Pourquoi cette obsession pour Sophie Lavaud pendant plus de dix ans ?
« Sophie est devenue le premier alpiniste français à avoir gravi les 14 sommets à 8 000. Je l’ai rencontré en 2012, lors de son premier 8000, alors qu’elle n’imaginait pas qu’elle en gravirait plusieurs. Il était évident qu’après ses deux premiers 8000, soit elle arrêtait, soit elle irait à l’Everest. Elle a décidé d’aller à l’Everest.
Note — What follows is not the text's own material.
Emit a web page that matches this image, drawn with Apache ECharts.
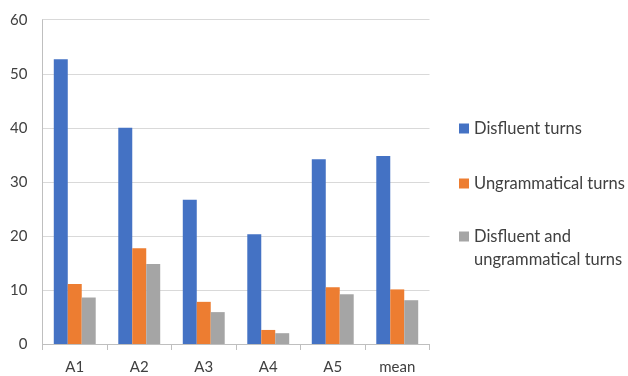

À partir du moment où elle continue, c’était certain qu’elle allait tenter les 14. Au départ, quand elle commence cet enchaînement, elle n’a même pas cette connaissance de la culture de l’Himalaya pour réaliser qu’il n’y a pas de Français avant elle qui ont réussi cet exploit. Cela fait une étrange personnalité. En tant que cinéaste, les personnalités un peu décalées qui ne répondent pas aux codes de nos milieux, ce n’est que de la bonne matière pour un cinéaste. »
Sophie Lavaud ne respecte pas les codes de la culture de l’alpinisme. En quoi est-ce intéressant ?
« Notre culture de l’alpinisme dit que seules les ascensions hors guides, hors aides de Sherpas, hors voie normale et hors oxygène méritent d’être regardées. Sophie n’essaye pas de rentrer dans une famille. Est-ce que Sophie ne serait-elle pas le témoin d’une réalité de la pratique de l’himalayisme ? Prenons un parallèle avec Chamonix. Il est bon ton de mépriser ou de regarder avec condescendance les touristes qui viennent gravir le mont Blanc. Or, ce sont ceux qui font la fortune de Chamonix, qui nous font travailler comme guide. On passe notre temps à nous vendre comme guide de haute montagne. Une fois que les personnes viennent, elles ne viennent pas de la manière dont on voudrait. Mais qu’est-ce que c’est cette vision ? J’essaye de travailler sur notre propre regard. D’essayer de remettre en cause ma propre culture et mes propres habitudes que j’ai héritées. Sophie m’a permis de faire ce travail-là. »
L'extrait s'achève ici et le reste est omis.